## start DATA PROVIDED

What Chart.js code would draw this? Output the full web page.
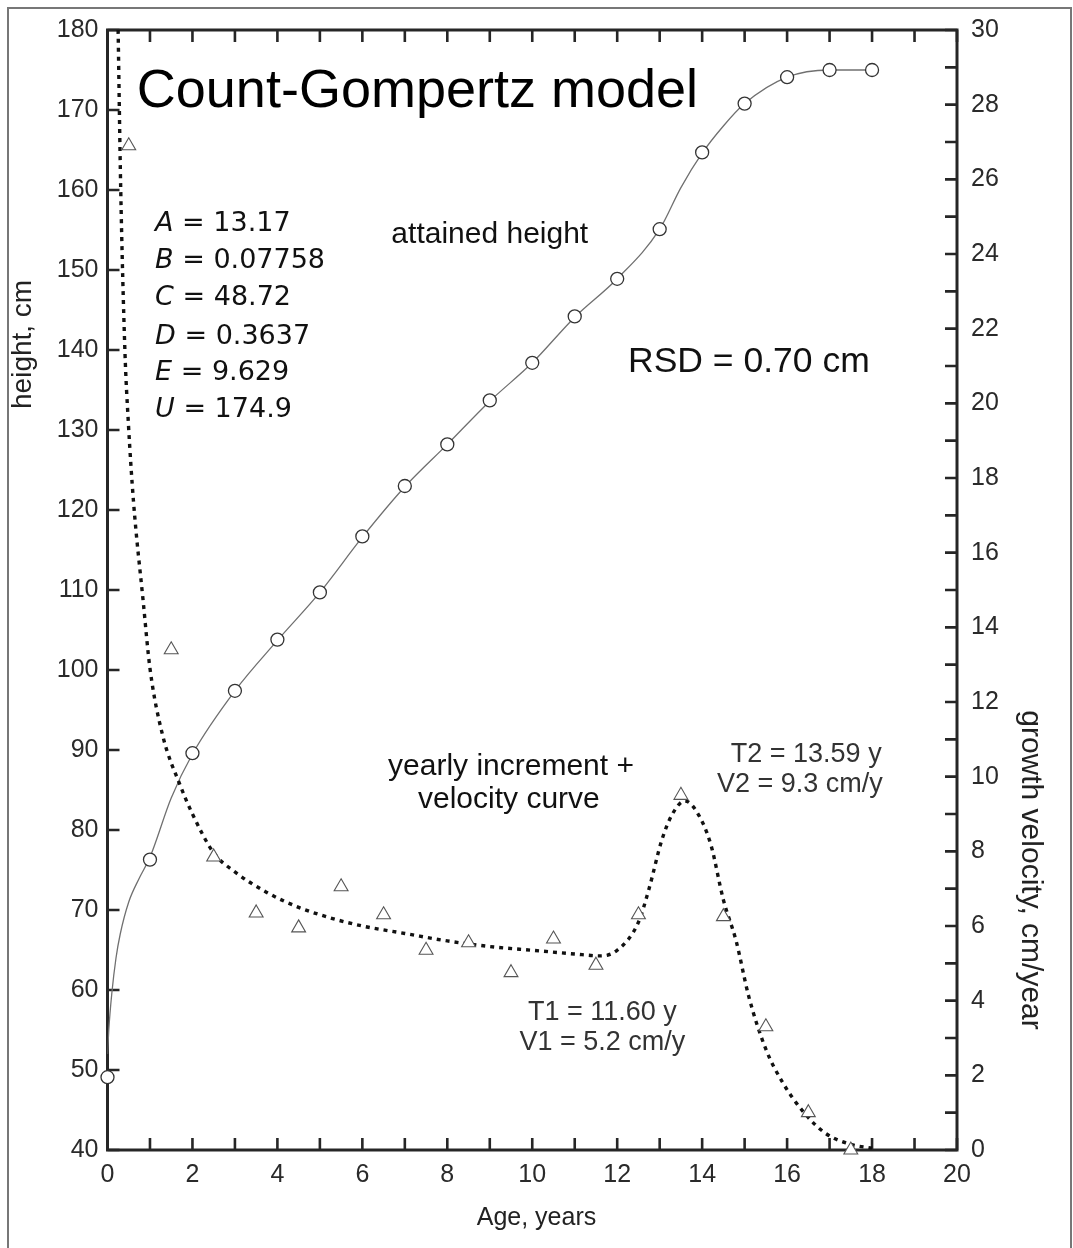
<!DOCTYPE html>
<html>
<head>
<meta charset="utf-8">
<script src="https://cdn.jsdelivr.net/npm/chart.js@4.4.1/dist/chart.umd.min.js"></script>
<style>
  html, body { margin: 0; padding: 0; background: #fff; }
  #wrap { position: relative; width: 1073px; height: 1248px; overflow: hidden; }
  #frame { position: absolute; left: 7px; top: 7px; width: 1065px; height: 1260px; border: 2px solid #777; box-sizing: border-box; }
  #box { position: absolute; left: 0; top: 0; width: 1073px; height: 1248px; }
</style>
</head>
<body>
<div id="wrap">
  <div id="frame"></div>
  <div id="box"><canvas id="c"></canvas></div>
</div>
<script>
// ---- data ----
const ages = [0,1,2,3,4,5,6,7,8,9,10,11,12,13,14,15,16,17,18];
const heights = [49.1,76.3,89.6,97.4,103.8,109.7,116.7,123.0,128.2,133.7,138.4,144.2,148.9,155.1,164.7,170.8,174.1,175.0,175.0];

const incrementAges = [0.5,1.5,2.5,3.5,4.5,5.5,6.5,7.5,8.5,9.5,10.5,11.5,12.5,13.5,14.5,15.5,16.5,17.5];
const increments = [26.9,13.4,7.85,6.35,5.95,7.05,6.3,5.35,5.55,4.75,5.65,4.95,6.3,9.5,6.25,3.3,1.0,0.0];

const fitAges = [0,0.03,0.1,0.2,0.3,0.5,0.75,1,1.5,2,3,4,5,6,7,8,9,10,11,12,13,13.5,14,14.5,15,16,17,18];
const fitHeights = [52,55,59.5,64,67,71,74,76.6,84,89.5,97.4,103.7,109.7,116.6,122.9,128.2,133.6,138.4,144.1,148.9,155.1,160.3,164.6,168.0,170.8,174.1,175.0,175.0];

const velocityAges = [0.25,0.31,0.41,0.49,0.61,0.84,1.0,1.3,1.7,2.0,2.5,3.0,3.75,4.5,5.3,6.0,7.0,8.0,9.0,10.0,11.0,11.6,12.0,12.5,12.75,13.05,13.3,13.59,13.85,14.2,14.5,14.8,15.1,15.5,15.9,16.4,16.9,17.5,18.0];
const velocities = [30,25.8,21.4,19.5,17.4,14.7,12.9,11.1,9.8,9.0,7.96,7.45,6.9,6.5,6.2,6.0,5.8,5.6,5.45,5.35,5.25,5.2,5.35,6.1,7.0,8.3,9.0,9.35,9.1,8.2,6.7,5.6,4.1,2.7,1.8,1.0,0.45,0.15,0.05];

const xTickValues = [0,2,4,6,8,10,12,14,16,18,20];
const heightTicks = [40,50,60,70,80,90,100,110,120,130,140,150,160,170,180];
const velocityTickLabels = [0,2,4,6,8,10,12,14,16,18,20,22,24,26,28,30];

const params = [['A',' = 13.17'],['B',' = 0.07758'],['C',' = 48.72'],['D',' = 0.3637'],['E',' = 9.629'],['U',' = 174.9']];

// ---- drawing ----
const SANS = '"Liberation Sans", Arial, sans-serif';
const pts = (xs, ys) => xs.map((x, i) => ({x, y: ys[i]}));

const axesPlugin = {
  id: 'axesFrame',
  beforeDatasetsDraw(chart) {
    const {ctx, chartArea: a, scales} = chart;
    ctx.save();
    ctx.strokeStyle = '#262626';
    ctx.lineWidth = 2.6;
    ctx.lineCap = 'butt';
    const tl = 12;
    ctx.beginPath();
    scales.x.ticks.forEach(t => {
      const px = scales.x.getPixelForValue(t.value);
      ctx.moveTo(px, a.bottom); ctx.lineTo(px, a.bottom - tl);
      ctx.moveTo(px, a.top); ctx.lineTo(px, a.top + tl);
    });
    scales.y.ticks.forEach(t => {
      const py = scales.y.getPixelForValue(t.value);
      ctx.moveTo(a.left, py); ctx.lineTo(a.left + tl, py);
    });
    scales.y2.ticks.forEach(t => {
      const py = scales.y2.getPixelForValue(t.value);
      ctx.moveTo(a.right, py); ctx.lineTo(a.right - tl, py);
    });
    ctx.stroke();
    ctx.lineWidth = 3;
    ctx.strokeRect(a.left, a.top, a.right - a.left, a.bottom - a.top);
    ctx.restore();
  },
  afterDraw(chart) {
    const {ctx, chartArea: a, scales} = chart;
    const X = v => scales.x.getPixelForValue(v);
    const Y = v => scales.y.getPixelForValue(v);
    ctx.save();
    ctx.textBaseline = 'alphabetic';
    const txt = (s, x, y, font, color, align) => {
      ctx.font = font; ctx.fillStyle = color; ctx.textAlign = align || 'center';
      ctx.fillText(s, x, y);
    };
    txt('Count-Gompertz model', X(0.69), Y(170.4), '54px ' + SANS, '#000', 'left');
    // parameters
    const pY = [154.85,150.2,145.6,140.8,136.2,131.6];
    params.forEach((p, i) => {
      const x0 = X(1.12), y0 = Y(pY[i]);
      ctx.textAlign = 'left'; ctx.fillStyle = '#111';
      ctx.font = 'italic 27px "DejaVu Sans", sans-serif';
      ctx.fillText(p[0], x0, y0);
      const w = ctx.measureText(p[0]).width;
      ctx.font = '27px "DejaVu Sans", sans-serif';
      ctx.fillText(p[1], x0 + w, y0);
    });
    txt('attained height', X(9.0), Y(153.35), '30px ' + SANS, '#111');
    txt('RSD = 0.70 cm', X(15.1), Y(137.3), '35.5px ' + SANS, '#111');
    txt('yearly increment +', X(9.5), Y(86.9), '30px ' + SANS, '#111');
    txt('velocity curve', X(9.45), Y(82.8), '30px ' + SANS, '#111');
    txt('T2 = 13.59 y', X(16.45), Y(88.5), '27px ' + SANS, '#333');
    txt('V2 = 9.3 cm/y', X(16.3), Y(84.8), '27px ' + SANS, '#333');
    txt('T1 = 11.60 y', X(11.65), Y(56.3), '27px ' + SANS, '#333');
    txt('V1 = 5.2 cm/y', X(11.65), Y(52.5), '27px ' + SANS, '#333');
    // axis titles
    ctx.textBaseline = 'middle';
    txt('Age, years', X(10.1), a.bottom + 68, '25px ' + SANS, '#222');
    ctx.save();
    ctx.translate(a.left - 84, Y(140.7));
    ctx.rotate(-Math.PI / 2);
    txt('height, cm', 0, 0, '28px ' + SANS, '#222');
    ctx.restore();
    ctx.save();
    ctx.translate(a.right + 73, scales.y2.getPixelForValue(7.5));
    ctx.rotate(Math.PI / 2);
    txt('growth velocity, cm/year', 0, 0, '30px ' + SANS, '#222');
    ctx.restore();
    ctx.restore();
  }
};

new Chart(document.getElementById('c'), {
  type: 'line',
  data: {
    datasets: [
      { label: 'fit', data: pts(fitAges, fitHeights), yAxisID: 'y', borderColor: '#707070', borderWidth: 1.3,
        pointRadius: 0, cubicInterpolationMode: 'monotone', fill: false, order: 4 },
      { label: 'velocity', data: pts(velocityAges, velocities), yAxisID: 'y2', borderColor: '#111', borderWidth: 3.4,
        borderDash: [4, 5], pointRadius: 0, cubicInterpolationMode: 'monotone', fill: false, order: 3 },
      { label: 'height', data: pts(ages, heights), yAxisID: 'y', showLine: false, pointStyle: 'circle',
        pointRadius: 6.5, pointBackgroundColor: '#fff', pointBorderColor: '#333', pointBorderWidth: 1.3, clip: false, order: 2 },
      { label: 'increment', data: pts(incrementAges, increments), yAxisID: 'y2', showLine: false, pointStyle: 'triangle',
        pointRadius: 8, pointBackgroundColor: '#fff', pointBorderColor: '#555', pointBorderWidth: 1.1, clip: false, order: 1 }
    ]
  },
  options: {
    responsive: true, maintainAspectRatio: false, animation: false,
    layout: { padding: { top: 30, left: 0, right: 0, bottom: 0 } },
    plugins: { legend: { display: false }, tooltip: { enabled: false } },
    elements: { line: { borderCapStyle: 'butt' } },
    scales: {
      x: { type: 'linear', position: 'bottom', min: 0, max: 20,
        grid: { display: false, drawTicks: false }, border: { display: false },
        ticks: { stepSize: 1, autoSkip: false, maxRotation: 0, padding: 10, color: '#2a2a2a',
          font: { family: SANS, size: 25 },
          callback: v => xTickValues.includes(v) ? String(v) : '' },
        afterFit: s => { s.height = 98; } },
      y: { type: 'linear', position: 'left', min: 40, max: 180,
        grid: { display: false, drawTicks: false }, border: { display: false },
        ticks: { stepSize: 10, autoSkip: false, padding: 9, color: '#2a2a2a',
          font: { family: SANS, size: 25 },
          callback: v => heightTicks.includes(v) ? String(v) : '' },
        afterFit: s => { s.width = 107.5; } },
      y2: { type: 'linear', position: 'right', min: 0, max: 30,
        grid: { display: false, drawTicks: false }, border: { display: false },
        ticks: { stepSize: 1, autoSkip: false, padding: 14, color: '#2a2a2a',
          font: { family: SANS, size: 25 },
          callback: v => velocityTickLabels.includes(v) ? String(v) : '' },
        afterFit: s => { s.width = 116; } }
    }
  },
  plugins: [axesPlugin]
});
</script>
</body>
</html>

## end DATA PROVIDED

▸ EXERCISE: Repeat, word for word and with no pictures, only the lines running from the beginning of the data to the line that contains "const params = [['A','".

▸ SOLUTION TO THE EXERCISE:
What Chart.js code would draw this? Output the full web page.
<!DOCTYPE html>
<html>
<head>
<meta charset="utf-8">
<script src="https://cdn.jsdelivr.net/npm/chart.js@4.4.1/dist/chart.umd.min.js"></script>
<style>
  html, body { margin: 0; padding: 0; background: #fff; }
  #wrap { position: relative; width: 1073px; height: 1248px; overflow: hidden; }
  #frame { position: absolute; left: 7px; top: 7px; width: 1065px; height: 1260px; border: 2px solid #777; box-sizing: border-box; }
  #box { position: absolute; left: 0; top: 0; width: 1073px; height: 1248px; }
</style>
</head>
<body>
<div id="wrap">
  <div id="frame"></div>
  <div id="box"><canvas id="c"></canvas></div>
</div>
<script>
// ---- data ----
const ages = [0,1,2,3,4,5,6,7,8,9,10,11,12,13,14,15,16,17,18];
const heights = [49.1,76.3,89.6,97.4,103.8,109.7,116.7,123.0,128.2,133.7,138.4,144.2,148.9,155.1,164.7,170.8,174.1,175.0,175.0];

const incrementAges = [0.5,1.5,2.5,3.5,4.5,5.5,6.5,7.5,8.5,9.5,10.5,11.5,12.5,13.5,14.5,15.5,16.5,17.5];
const increments = [26.9,13.4,7.85,6.35,5.95,7.05,6.3,5.35,5.55,4.75,5.65,4.95,6.3,9.5,6.25,3.3,1.0,0.0];

const fitAges = [0,0.03,0.1,0.2,0.3,0.5,0.75,1,1.5,2,3,4,5,6,7,8,9,10,11,12,13,13.5,14,14.5,15,16,17,18];
const fitHeights = [52,55,59.5,64,67,71,74,76.6,84,89.5,97.4,103.7,109.7,116.6,122.9,128.2,133.6,138.4,144.1,148.9,155.1,160.3,164.6,168.0,170.8,174.1,175.0,175.0];

const velocityAges = [0.25,0.31,0.41,0.49,0.61,0.84,1.0,1.3,1.7,2.0,2.5,3.0,3.75,4.5,5.3,6.0,7.0,8.0,9.0,10.0,11.0,11.6,12.0,12.5,12.75,13.05,13.3,13.59,13.85,14.2,14.5,14.8,15.1,15.5,15.9,16.4,16.9,17.5,18.0];
const velocities = [30,25.8,21.4,19.5,17.4,14.7,12.9,11.1,9.8,9.0,7.96,7.45,6.9,6.5,6.2,6.0,5.8,5.6,5.45,5.35,5.25,5.2,5.35,6.1,7.0,8.3,9.0,9.35,9.1,8.2,6.7,5.6,4.1,2.7,1.8,1.0,0.45,0.15,0.05];

const xTickValues = [0,2,4,6,8,10,12,14,16,18,20];
const heightTicks = [40,50,60,70,80,90,100,110,120,130,140,150,160,170,180];
const velocityTickLabels = [0,2,4,6,8,10,12,14,16,18,20,22,24,26,28,30];

const params = [['A',' = 13.17'],['B',' = 0.07758'],['C',' = 48.72'],['D',' = 0.3637'],['E',' = 9.629'],['U',' = 174.9']];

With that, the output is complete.